#### DATASET CONTENT
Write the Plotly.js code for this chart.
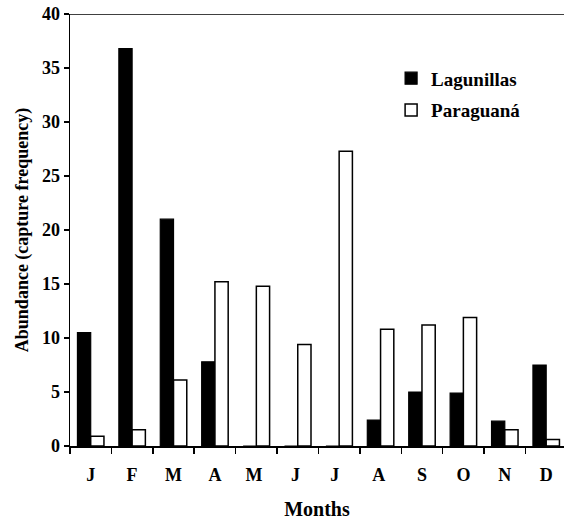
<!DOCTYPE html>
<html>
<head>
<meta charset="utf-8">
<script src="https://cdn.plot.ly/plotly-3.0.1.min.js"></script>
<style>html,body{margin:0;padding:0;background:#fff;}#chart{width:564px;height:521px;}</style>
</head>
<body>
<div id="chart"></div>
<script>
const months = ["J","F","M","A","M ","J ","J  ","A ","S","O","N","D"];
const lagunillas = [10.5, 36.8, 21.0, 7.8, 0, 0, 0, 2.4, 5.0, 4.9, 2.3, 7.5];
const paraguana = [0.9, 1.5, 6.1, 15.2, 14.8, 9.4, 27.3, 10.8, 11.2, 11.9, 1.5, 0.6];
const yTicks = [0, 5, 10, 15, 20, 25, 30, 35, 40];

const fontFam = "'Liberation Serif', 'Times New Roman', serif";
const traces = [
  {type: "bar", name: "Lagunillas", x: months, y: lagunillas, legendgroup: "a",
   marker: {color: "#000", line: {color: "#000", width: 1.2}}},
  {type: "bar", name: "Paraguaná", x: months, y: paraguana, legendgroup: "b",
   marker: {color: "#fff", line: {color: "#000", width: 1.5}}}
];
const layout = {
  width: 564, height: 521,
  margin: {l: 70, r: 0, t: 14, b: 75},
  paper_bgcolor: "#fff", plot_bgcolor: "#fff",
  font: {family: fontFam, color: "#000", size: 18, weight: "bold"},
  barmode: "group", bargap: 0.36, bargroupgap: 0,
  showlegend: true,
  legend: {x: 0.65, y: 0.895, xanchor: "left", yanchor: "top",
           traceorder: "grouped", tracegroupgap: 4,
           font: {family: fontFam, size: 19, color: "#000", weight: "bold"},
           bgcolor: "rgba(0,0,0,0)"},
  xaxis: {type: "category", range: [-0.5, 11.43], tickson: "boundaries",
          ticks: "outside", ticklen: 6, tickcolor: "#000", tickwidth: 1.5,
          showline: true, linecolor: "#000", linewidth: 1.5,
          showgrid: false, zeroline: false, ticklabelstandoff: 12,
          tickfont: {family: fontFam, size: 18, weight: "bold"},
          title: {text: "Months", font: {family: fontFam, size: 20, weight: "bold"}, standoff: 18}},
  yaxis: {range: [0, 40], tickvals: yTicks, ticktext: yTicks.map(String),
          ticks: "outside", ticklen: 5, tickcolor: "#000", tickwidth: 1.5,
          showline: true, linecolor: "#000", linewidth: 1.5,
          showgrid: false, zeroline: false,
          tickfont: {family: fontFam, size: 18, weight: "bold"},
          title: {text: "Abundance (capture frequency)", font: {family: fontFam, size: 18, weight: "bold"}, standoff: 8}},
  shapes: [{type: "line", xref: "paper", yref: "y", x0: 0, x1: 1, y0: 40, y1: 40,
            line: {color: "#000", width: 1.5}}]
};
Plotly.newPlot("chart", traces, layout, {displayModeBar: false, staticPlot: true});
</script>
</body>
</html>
########
The lines from the top of the data above through the one holding "30, 35, 40];" are to be repeated exactly, and only those, with no pictures.

■ TASK SOLUTION ■
Write the Plotly.js code for this chart.
<!DOCTYPE html>
<html>
<head>
<meta charset="utf-8">
<script src="https://cdn.plot.ly/plotly-3.0.1.min.js"></script>
<style>html,body{margin:0;padding:0;background:#fff;}#chart{width:564px;height:521px;}</style>
</head>
<body>
<div id="chart"></div>
<script>
const months = ["J","F","M","A","M ","J ","J  ","A ","S","O","N","D"];
const lagunillas = [10.5, 36.8, 21.0, 7.8, 0, 0, 0, 2.4, 5.0, 4.9, 2.3, 7.5];
const paraguana = [0.9, 1.5, 6.1, 15.2, 14.8, 9.4, 27.3, 10.8, 11.2, 11.9, 1.5, 0.6];
const yTicks = [0, 5, 10, 15, 20, 25, 30, 35, 40];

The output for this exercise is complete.